*Request:*
In the listing that follows, retype every line from the first through the one containing "settingVals, regionVals, treatVals];". Pictures are to be left out.

##############################

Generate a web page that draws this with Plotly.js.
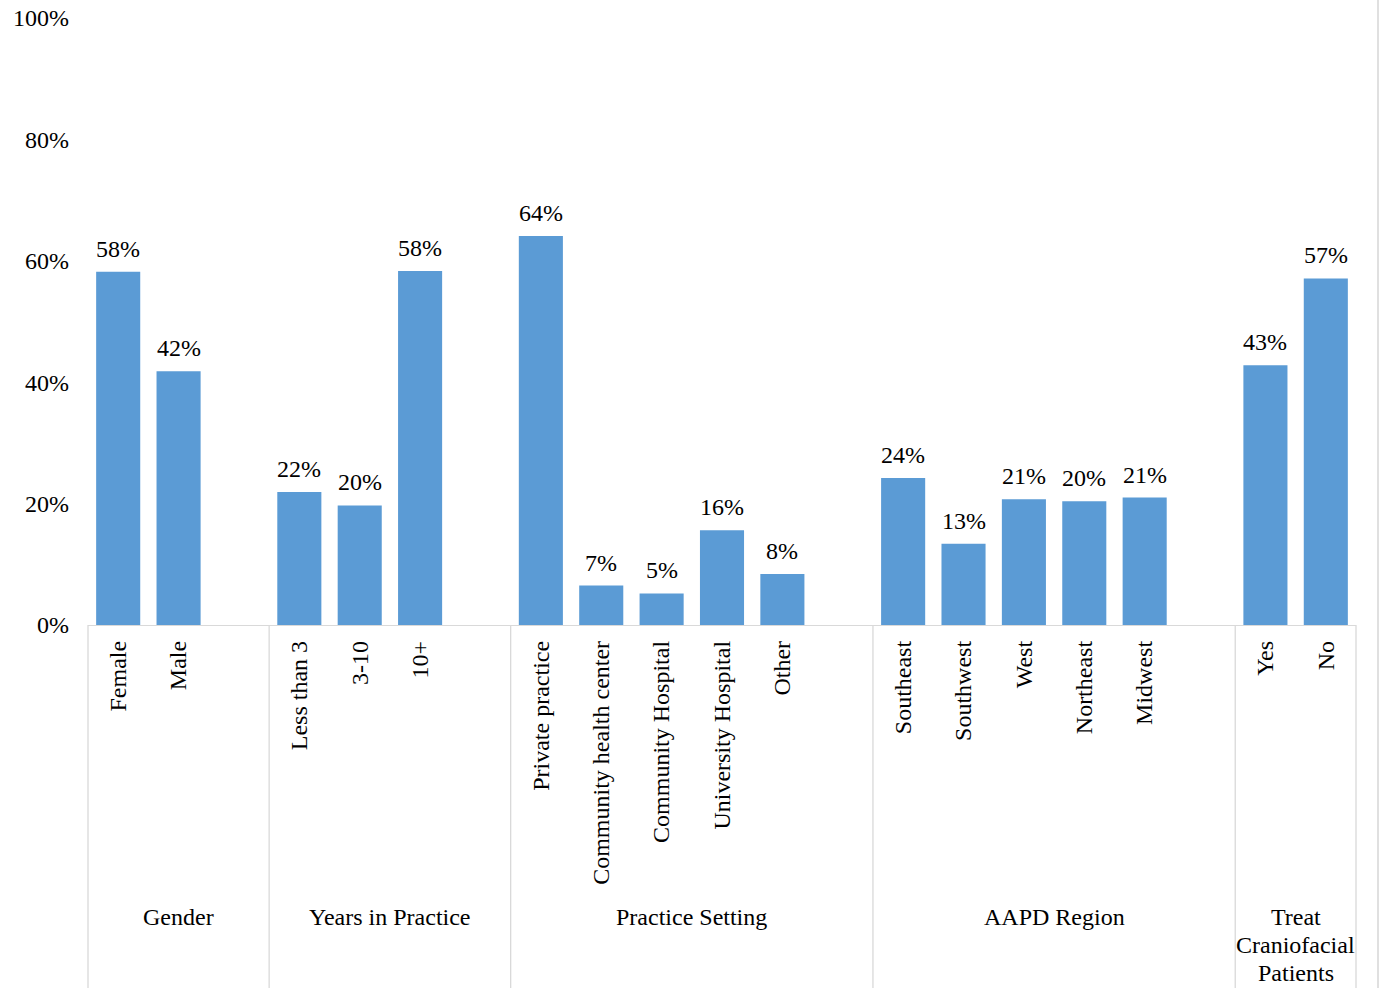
<!DOCTYPE html>
<html>
<head>
<meta charset="utf-8">
<script src="https://cdn.plot.ly/plotly-3.0.1.min.js"></script>
<style>html,body{margin:0;padding:0;background:#fff;}#chart{width:1385px;height:988px;}</style>
</head>
<body>
<div id="chart"></div>
<script>
// ---- data ----
const groupNames = ["Gender", "Years in Practice", "Practice Setting", "AAPD Region", "Treat<br>Craniofacial<br>Patients"];
const genderCats = ["Female", "Male"];
const genderVals = [58.2, 41.8];
const yearsCats = ["Less than 3", "3-10", "10+"];
const yearsVals = [21.9, 19.7, 58.3];
const settingCats = ["Private practice", "Community health center", "Community Hospital", "University Hospital", "Other"];
const settingVals = [64.1, 6.5, 5.2, 15.6, 8.4];
const regionCats = ["Southeast", "Southwest", "West", "Northeast", "Midwest"];
const regionVals = [24.2, 13.4, 20.7, 20.4, 21.0];
const treatCats = ["Yes", "No"];
const treatVals = [42.8, 57.1];
const yTicks = [0, 20, 40, 60, 80, 100];
const yTickText = ["0%", "20%", "40%", "60%", "80%", "100%"];

const groupCats = [genderCats, yearsCats, settingCats, regionCats, treatCats];
const groupVals = [genderVals, yearsVals, settingVals, regionVals, treatVals];

// ---- build slot positions (each group followed by an empty slot, except last) ----
let xs = [], ys = [], labels = [], txt = [];
let boundaries = [-0.5];
let groupCenters = [];
let slot = 0;
groupCats.forEach((cats, gi) => {
  const start = slot - 0.5;
  cats.forEach((c, i) => {
    xs.push(slot); ys.push(groupVals[gi][i]); labels.push(c);
    txt.push(Math.round(groupVals[gi][i]) + "%");
    slot++;
  });
  if (gi < groupCats.length - 1) slot++; // gap slot
  const end = slot - 0.5;
  boundaries.push(end);
  groupCenters.push((start + end) / 2);
});
const nSlots = slot;
const xMin = -0.5, xMax = nSlots - 0.5;
const toPaper = v => (v - xMin) / (xMax - xMin);

const font = "Liberation Serif, Times New Roman, serif";
const plotH = 988 - 18 - 363;
const bottomPaper = -363 / plotH;

const shapes = boundaries.map(b => ({
  type: "line", xref: "paper", yref: "paper",
  x0: toPaper(b), x1: toPaper(b), y0: 0, y1: bottomPaper - 0.01,
  line: {color: "#d9d9d9", width: 1.3}
}));
shapes.push({type: "line", xref: "paper", yref: "paper",
  x0: (1378 - 88) / 1268, x1: (1378 - 88) / 1268, y0: bottomPaper - 0.01, y1: 1 + 20 / plotH,
  line: {color: "#d0d0d0", width: 1.3}});

const annotations = [];
groupNames.forEach((g, i) => {
  const lines = g.split("<br>");
  const centerPx = lines.length > 1 ? 945 : 917;
  lines.forEach((ln, k) => {
    const py = centerPx + (k - (lines.length - 1) / 2) * 28;
    annotations.push({
      xref: "paper", yref: "paper", x: toPaper(groupCenters[i]),
      y: (625 - py) / plotH,
      text: ln, showarrow: false, xanchor: "center", yanchor: "middle",
      font: {family: font, size: 24, color: "#000"}
    });
  });
});
// value labels above bars
xs.forEach((x, i) => {
  annotations.push({
    xref: "x", yref: "y", x: x, y: ys[i], text: txt[i], showarrow: false,
    xanchor: "center", yanchor: "bottom", yshift: 8,
    font: {family: font, size: 24, color: "#000"}
  });
});

Plotly.newPlot("chart", [{
  type: "bar", x: xs, y: ys, width: 0.73,
  marker: {color: "#5b9bd5"},
  hoverinfo: "skip"
}], {
  width: 1385, height: 988,
  margin: {l: 88, r: 29, t: 18, b: 363},
  paper_bgcolor: "#fff", plot_bgcolor: "#fff",
  showlegend: false,
  font: {family: font, size: 24, color: "#000"},
  xaxis: {
    range: [xMin, xMax], tickmode: "array", tickvals: xs, ticktext: labels,
    tickangle: -90, showgrid: false, zeroline: false,
    showline: true, linecolor: "#d9d9d9", linewidth: 1.3,
    ticks: "", ticklabelstandoff: 5,
    tickfont: {family: font, size: 24, color: "#000"}
  },
  yaxis: {
    range: [0, 100], tickmode: "array", tickvals: yTicks, ticktext: yTickText,
    showgrid: false, zeroline: false, showline: false, ticks: "",
    ticklabelstandoff: 18,
    tickfont: {family: font, size: 24, color: "#000"}
  },
  shapes: shapes,
  annotations: annotations
}, {displayModeBar: false, staticPlot: true});
</script>
</body>
</html>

##############################

*Task response:*
Generate a web page that draws this with Plotly.js.
<!DOCTYPE html>
<html>
<head>
<meta charset="utf-8">
<script src="https://cdn.plot.ly/plotly-3.0.1.min.js"></script>
<style>html,body{margin:0;padding:0;background:#fff;}#chart{width:1385px;height:988px;}</style>
</head>
<body>
<div id="chart"></div>
<script>
// ---- data ----
const groupNames = ["Gender", "Years in Practice", "Practice Setting", "AAPD Region", "Treat<br>Craniofacial<br>Patients"];
const genderCats = ["Female", "Male"];
const genderVals = [58.2, 41.8];
const yearsCats = ["Less than 3", "3-10", "10+"];
const yearsVals = [21.9, 19.7, 58.3];
const settingCats = ["Private practice", "Community health center", "Community Hospital", "University Hospital", "Other"];
const settingVals = [64.1, 6.5, 5.2, 15.6, 8.4];
const regionCats = ["Southeast", "Southwest", "West", "Northeast", "Midwest"];
const regionVals = [24.2, 13.4, 20.7, 20.4, 21.0];
const treatCats = ["Yes", "No"];
const treatVals = [42.8, 57.1];
const yTicks = [0, 20, 40, 60, 80, 100];
const yTickText = ["0%", "20%", "40%", "60%", "80%", "100%"];

const groupCats = [genderCats, yearsCats, settingCats, regionCats, treatCats];
const groupVals = [genderVals, yearsVals, settingVals, regionVals, treatVals];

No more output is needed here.